If you want to get creative with your broccoli companion planting, you could try mixing celery plants with broccoli. Broccoli is said to have a better flavor when planted near celery, and the celery plant will grow better in the shade that broccoli casts. Just be careful to leave enough space for both plants, since they can grow quite large, and may end up competing for nutrients. Another great large companion for broccoli is rhubarb. Take care to not crowd either plant, since they will suffer if they do not have enough space, light, or nutrients to thrive. That said, rhubarb plants will deter the cabbage whitefly as well as other leaf-eating bugs, because its leaves are full of toxic oxalic acid.
Finally, cucumber plants can be planted with broccoli, but cucumbers are heavy feeders, so you might find that you will need to make sure your soil is amended with organic matter and fed frequently. Plant one cucumber near broccoli and be sure to give it plenty of space for growth.
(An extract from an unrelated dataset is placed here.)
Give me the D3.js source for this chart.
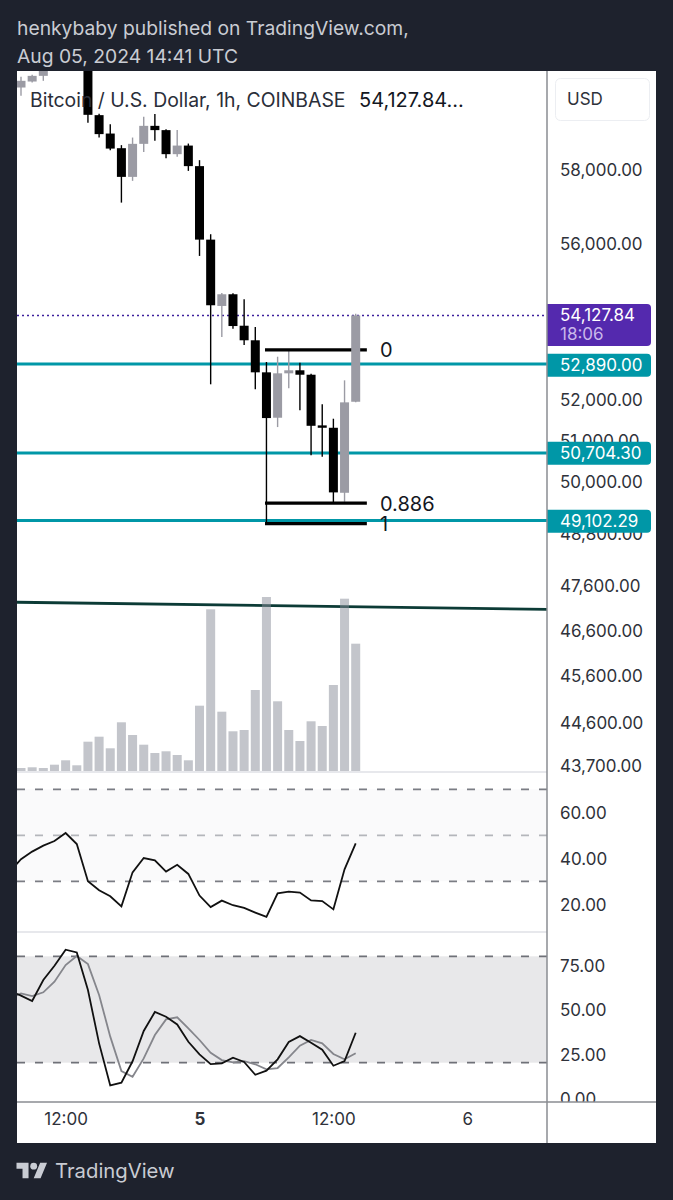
<!DOCTYPE html>
<html>
<head>
<meta charset="utf-8">
<script src="https://cdn.jsdelivr.net/npm/d3@7"></script>
<style>
  html, body { margin: 0; padding: 0; background: #1e222d; }
  svg { display: block; }
  text { font-family: "Inter", "Noto Sans", sans-serif; }
</style>
</head>
<body>
<svg id="chart" width="673" height="1200"></svg>
<script>
// one entry per hourly candle, first one is Aug 4 08:00 UTC
const candleOpen = [60314,60486,60649,60900,61050,61300,61500,59528,59010,58601,57808,58722,59226,59106,58435,58674,58104,56111,54371,54674,53863,53492,52684,51560,52659,52735,52624,51373,51315,49755,51953];
const candleHigh = [60620,60678,60823,61150,61500,61700,61600,59565,59274,58686,58898,59481,59557,59134,59106,58730,58269,56255,54708,54700,54544,53830,52943,53076,53220,52925,52650,51889,51536,52484,54170];
const candleLow = [60077,60457,60506,60800,60950,61100,59310,58898,58546,57106,57699,58498,58806,58325,58360,57973,55678,52385,53576,53786,53372,52261,49036,51332,52286,51741,50647,50613,49518,49542,51940];
const candleClose = [60506,60649,60794,61050,61300,61500,59537,58994,58590,57808,58722,59226,59106,58435,58674,58104,56111,54389,54674,53855,53492,52684,51552,52659,52735,52624,51363,51315,49764,51938,54127.84];
const volumes = [60,74,60,126,214,114,586,686,454,974,720,526,360,394,320,214,1306,3234,1186,794,820,1620,3480,1394,820,600,994,900,1720,3446,2546];

// these two start one hour earlier, the first point is cut by the pane edge
const rsiValues = [34.3,39.6,42.9,45.5,47.5,51.0,46.2,30.0,26.1,23.5,19.1,33.9,40.1,39.1,34.2,37.2,33.2,23.8,18.8,21.6,19.6,18.4,16.4,14.5,24.8,25.5,25.1,21.7,21.4,17.8,35.2,46.5];
const stochK = [60.6,57.8,54.8,66.6,74.7,83.7,82.2,61.0,30.9,7.2,8.7,20.8,37.9,48.6,45.9,41.6,31.8,24.7,19.2,19.6,22.8,20.4,13.2,15.5,21.9,31.7,35.0,31.3,27.3,18.3,20.9,36.9];
const stochD = [56.3,59.1,57.6,59.7,65.7,75.1,80.2,75.6,58.2,34.7,15.3,12.1,22.4,35.6,44.4,45.6,39.4,32.8,25.6,21.5,20.2,20.9,19.1,16.2,17.0,23.0,29.6,32.8,30.9,24.9,21.9,25.3];

const priceTicks = [58000,56000,52000,51000,50000,48800,47600,46600,45600,44600,43700];
const levelPrices = [52890,50704.30,49102.29];
const lastPrice = 54127.84;
const lastCountdown = "18:06";
const trendPrices = [47235,47075];
const trendHours = [-0.36,47.15];
const fibLevels = [0,0.886,1];
const fibLabels = ["0","0.886","1"];
const fibHigh = 53250;
const fibLow = 49032;
const fibHours = [21.87,31];

const rsiTicks = [60,40,20];
const rsiBands = [70,50,30];
const stochTicks = [75,50,25,0];
const stochBands = [80,20];
const timeTicks = [4,16,28,40];
const timeLabels = ["12:00","5","12:00","6"];

const headerLines = ["henkybaby published on TradingView.com,","Aug 05, 2024 14:41 UTC"];

const svg = d3.select("#chart");
const paneLeft = 17, paneRight = 547, outerRight = 656;
const mainTop = 71, mainBottom = 772, rsiBottom = 932, stochBottom = 1102, outerBottom = 1143;
const axisColor = "#2f323a";

const x = d3.scaleLinear().domain([0,30]).range([21,355.7]);
const y = d3.scaleLog().domain([58000,44600]).range([169.9,723.1]);
const yVol = d3.scaleLinear().domain([0,4000]).range([771,571]);
const yRsi = d3.scaleLinear().domain([50,70]).range([835.3,789.3]);
const yStoch = d3.scaleLinear().domain([20,80]).range([1062.7,956.3]);

/* Clip regions */
const defs = svg.append("defs");
const addClip = (id,x0,y0,w,h) => defs.append("clipPath").attr("id",id).append("rect")
    .attr("x",x0).attr("y",y0).attr("width",w).attr("height",h);
addClip("clipMain",paneLeft,mainTop,paneRight-paneLeft,mainBottom-mainTop);
addClip("clipRsi",paneLeft,mainBottom,paneRight-paneLeft,rsiBottom-mainBottom);
addClip("clipStoch",paneLeft,rsiBottom,paneRight-paneLeft,stochBottom-rsiBottom);
addClip("clipStochAxis",paneRight,rsiBottom,outerRight-paneRight,stochBottom-rsiBottom);

/* Header */
svg.append("g").selectAll("text").data(headerLines).join("text")
    .attr("x",17)
    .attr("y",(d,i) => 35 + i*28)
    .attr("fill","#c9ccd3")
    .attr("font-size",19.3)
    .text(d => d);

/* White chart card */
svg.append("rect")
    .attr("x",paneLeft).attr("y",mainTop)
    .attr("width",outerRight-paneLeft).attr("height",outerBottom-mainTop)
    .attr("fill","#ffffff");

/* Main pane */
const main = svg.append("g").attr("clip-path","url(#clipMain)");

main.append("line")
    .attr("x1",paneLeft).attr("x2",paneRight)
    .attr("y1",y(lastPrice)).attr("y2",y(lastPrice))
    .attr("stroke","#3d1f9c")
    .attr("stroke-width",1.5)
    .attr("stroke-dasharray","2,3");

main.selectAll(".level").data(levelPrices).join("line")
    .attr("class","level")
    .attr("x1",paneLeft).attr("x2",paneRight)
    .attr("y1",d => y(d)).attr("y2",d => y(d))
    .attr("stroke","#0097a7")
    .attr("stroke-width",3);

main.append("line")
    .attr("x1",x(trendHours[0])).attr("x2",x(trendHours[1]))
    .attr("y1",y(trendPrices[0])).attr("y2",y(trendPrices[1]))
    .attr("stroke","#0c3b36")
    .attr("stroke-width",2.8);

// bars are see-through, the trend line shows under them
main.selectAll(".vol").data(volumes).join("rect")
    .attr("class","vol")
    .attr("x",(d,i) => x(i)-4.5)
    .attr("y",d => yVol(d))
    .attr("width",9)
    .attr("height",d => yVol(0)-yVol(d))
    .attr("fill","#878b97")
    .attr("fill-opacity",0.5);

const candles = main.selectAll(".candle").data(candleOpen).join("g")
    .attr("class","candle")
    .attr("fill",(d,i) => candleClose[i] >= d ? "#9b9ba4" : "#000000")
    .attr("stroke",(d,i) => candleClose[i] >= d ? "#9b9ba4" : "#000000");

candles.append("line")
    .attr("x1",(d,i) => x(i)).attr("x2",(d,i) => x(i))
    .attr("y1",(d,i) => y(candleHigh[i]))
    .attr("y2",(d,i) => y(candleLow[i]))
    .attr("stroke-width",1.4);

candles.append("rect")
    .attr("x",(d,i) => x(i)-4.5)
    .attr("y",(d,i) => y(Math.max(d,candleClose[i])))
    .attr("width",9)
    .attr("height",(d,i) => Math.max(1,y(Math.min(d,candleClose[i])) - y(Math.max(d,candleClose[i]))))
    .attr("stroke","none");

// fib lines are drawn before the last candle in the original, redraw it on top
const fibPrice = lev => fibHigh - lev*(fibHigh-fibLow);
main.selectAll(".fib").data(fibLevels).join("line")
    .attr("class","fib")
    .attr("x1",x(fibHours[0])).attr("x2",x(fibHours[1]))
    .attr("y1",d => y(fibPrice(d))).attr("y2",d => y(fibPrice(d)))
    .attr("stroke","#000000")
    .attr("stroke-width",3.2);
candles.filter((d,i) => i === candleOpen.length-1).raise();

main.selectAll(".fibLabel").data(fibLevels).join("text")
    .attr("class","fibLabel")
    .attr("x",380)
    .attr("y",d => y(fibPrice(d)))
    .attr("dy","0.38em")
    .attr("font-size",20)
    .attr("fill","#131722")
    .text((d,i) => fibLabels[i]);

svg.append("text")
    .attr("x",30).attr("y",107)
    .attr("font-size",19.4)
    .attr("fill","#2a2e39")
    .text("Bitcoin / U.S. Dollar, 1h, COINBASE");
svg.append("text")
    .attr("x",359).attr("y",107)
    .attr("font-size",20)
    .attr("fill","#131722")
    .text("54,127.84...");

/* RSI pane */
const rsiPane = svg.append("g").attr("clip-path","url(#clipRsi)");
rsiPane.append("rect")
    .attr("x",paneLeft).attr("width",paneRight-paneLeft)
    .attr("y",yRsi(rsiBands[0]))
    .attr("height",yRsi(rsiBands[2])-yRsi(rsiBands[0]))
    .attr("fill","#fafafb");
rsiPane.selectAll(".band").data(rsiBands).join("line")
    .attr("class","band")
    .attr("x1",paneLeft).attr("x2",paneRight)
    .attr("y1",d => yRsi(d)).attr("y2",d => yRsi(d))
    .attr("stroke",(d,i) => i === 1 ? "#b4b6bb" : "#7b7d84")
    .attr("stroke-width",1.7)
    .attr("stroke-dasharray","8,10");
const lineFrom = (scale) => d3.line().x((d,i) => x(i-1)).y(d => scale(d));
rsiPane.append("path")
    .attr("d",lineFrom(yRsi)(rsiValues))
    .attr("fill","none")
    .attr("stroke","#111111")
    .attr("stroke-width",1.8);

/* Stoch pane */
const stochPane = svg.append("g").attr("clip-path","url(#clipStoch)");
stochPane.append("rect")
    .attr("x",paneLeft).attr("width",paneRight-paneLeft)
    .attr("y",yStoch(stochBands[0]))
    .attr("height",yStoch(stochBands[1])-yStoch(stochBands[0]))
    .attr("fill","#e8e8ea");
stochPane.selectAll(".band").data(stochBands).join("line")
    .attr("class","band")
    .attr("x1",paneLeft).attr("x2",paneRight)
    .attr("y1",d => yStoch(d)).attr("y2",d => yStoch(d))
    .attr("stroke","#6f7178")
    .attr("stroke-width",1.7)
    .attr("stroke-dasharray","8,10");
stochPane.append("path")
    .attr("d",lineFrom(yStoch)(stochD))
    .attr("fill","none")
    .attr("stroke","#85868c")
    .attr("stroke-width",1.8);
stochPane.append("path")
    .attr("d",lineFrom(yStoch)(stochK))
    .attr("fill","none")
    .attr("stroke","#111111")
    .attr("stroke-width",1.8);

/* Price side axes */
const styleAxis = (g,dy) => {
  g.select(".domain").remove();
  g.selectAll("line").remove();
  g.selectAll("text")
      .attr("font-size",17)
      .attr("dy",dy)
      .attr("fill",axisColor)
      .attr("font-family",'"Inter", sans-serif');
};
const fmt = d3.format(",.2f");
svg.append("g")
    .attr("transform",`translate(${paneRight},0)`)
    .call(d3.axisRight(y).tickValues(priceTicks).tickFormat(fmt).tickSize(0).tickPadding(13))
    .call(styleAxis,"0.32em");
svg.append("g")
    .attr("transform",`translate(${paneRight},0)`)
    .call(d3.axisRight(yRsi).tickValues(rsiTicks).tickFormat(fmt).tickSize(0).tickPadding(13))
    .call(styleAxis,"0.38em");
svg.append("g")
    .attr("clip-path","url(#clipStochAxis)")
  .append("g")
    .attr("transform",`translate(${paneRight},0)`)
    .call(d3.axisRight(yStoch).tickValues(stochTicks).tickFormat(fmt).tickSize(0).tickPadding(13))
    .call(styleAxis,"0.38em");

/* Price labels */
const priceTag = (top,height,color) => svg.append("path")
    .attr("d",`M${paneRight},${top}H647a4,4 0 0 1 4,4V${top+height-4}a4,4 0 0 1 -4,4H${paneRight}Z`)
    .attr("fill",color);
priceTag(304,42,"#5429ae");
svg.append("text").attr("x",560).attr("y",320.5).attr("font-size",17).attr("fill","#ffffff").text(fmt(lastPrice));
svg.append("text").attr("x",560).attr("y",340).attr("font-size",17).attr("fill","#c9b8ea").text(lastCountdown);
levelPrices.forEach(p => {
  const mid = Math.round(y(p)+0.5);
  priceTag(mid-11.2,23,"#0097a7");
  svg.append("text")
      .attr("x",560).attr("y",mid+6)
      .attr("font-size",17)
      .attr("fill","#ffffff")
      .text(fmt(p));
});

/* USD button */
svg.append("rect")
    .attr("x",555.5).attr("y",78.5).attr("width",94).attr("height",42).attr("rx",5)
    .attr("fill","#ffffff").attr("stroke","#eceef2");
svg.append("text").attr("x",567).attr("y",105).attr("font-size",17).attr("fill",axisColor).text("USD");

/* Separators */
svg.append("line").attr("x1",paneLeft).attr("x2",paneRight).attr("y1",mainBottom).attr("y2",mainBottom).attr("stroke","#dfe1e6").attr("stroke-width",1.5);
svg.append("line").attr("x1",paneLeft).attr("x2",paneRight).attr("y1",rsiBottom).attr("y2",rsiBottom).attr("stroke","#dfe1e6").attr("stroke-width",1.5);
svg.append("line").attr("x1",paneLeft).attr("x2",outerRight).attr("y1",stochBottom).attr("y2",stochBottom).attr("stroke","#8a8c92").attr("stroke-width",1.5);
svg.append("line").attr("x1",paneRight).attr("x2",paneRight).attr("y1",mainTop).attr("y2",outerBottom).attr("stroke","#8a8c92").attr("stroke-width",1.5);

/* Time axis */
svg.append("g")
    .attr("transform",`translate(0,${stochBottom})`)
    .call(d3.axisBottom(x).tickValues(timeTicks).tickFormat((d,i) => timeLabels[i]).tickSize(0).tickPadding(11))
    .call(g => {
      g.select(".domain").remove();
      g.selectAll("text")
          .attr("font-size",17)
          .attr("font-family",'"Inter", sans-serif')
          .attr("fill",axisColor)
          .attr("font-weight",(d,i) => i === 1 ? 700 : 400);
    });

/* Logo */
const logo = svg.append("g")
    .attr("transform","translate(16.5,1159.3) scale(0.86)")
    .attr("fill","#c9ccd3");
logo.append("path").attr("d","M14 22H7V11H0V4h14v18zM28 22h-8l7.5-18h8L28 22z");
logo.append("circle").attr("cx",20).attr("cy",8).attr("r",4);
svg.append("text")
    .attr("x",55).attr("y",1178)
    .attr("font-size",20.3)
    .attr("fill","#c9ccd3")
    .text("TradingView");
</script>
</body>
</html>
What Not To Plant With Broccoli
Broccoli plants do not do well planted with the nightshade family because they are heavy feeders that compete for nutrients with broccoli. This includes peppers, tomatoes, and eggplants, which will all strip the soil of its nutrients. Tomatoes are especially nutrient hungry and make poor companions for broccoli. Keep your hot peppers planted far from your broccoli plants. In order to ensure proper growth, you should avoid planting near these nightshade plants.
You should also avoid planting summer squash and winter squash, melons, and corn because these crops will use too many nutrients from the soil and compete with broccoli. For example, corn needs many soil amendments to grow well during the season. One squash plant could require a large amount of space and nutrients that will compete with your broccoli’s growth. Asparagus plants also need rich soil and will compete with broccoli for nutrients, resulting in both plants being stunted and not growing as well as they could alone. Strawberries are especially bad companions for broccoli because they are heavy feeders and are known to attract pests. It may be better to plant strawberries further away in the garden.
In particular, beans, including bush beans and pole beans, are bad companion plants for broccoli plants because they fix nitrogen in the soil and make it too rich for broccoli. This is the same for all members of the legume family because their nitrogen-fixing properties will overwhelm members of the cabbage family like broccoli with nitrogen-rich soil. Plants like beans should be spaced further away from broccoli in the garden.
Finally, it is best to avoid growing broccoli plants near other brassicas such as kale, cabbage, brussels sprouts, and cauliflower, because pests will quickly and easily infest plants in one family at once. By attracting pests that all feed on the same family of plants, you risk your broccoli being eaten by pests and attracting whiteflies, cabbage loopers, and cabbage moths to feast on your other brassica crops. For example, although brussels sprouts have the same nutritional requirements as broccoli, they can attract double the pest pressure to your garden. Keep brassicas spaced apart in the garden to avoid pests destroying the entire crop at once.
Frequently Asked Questions
Q: What can I plant with broccoli and cauliflower?
A: Plants such as leafy greens, strongly scented herbs, medicinal flowers, and potatoes!
Q: Are broccoli and carrots companion plants?
A: No, because carrots and broccoli will compete for calcium in the soil.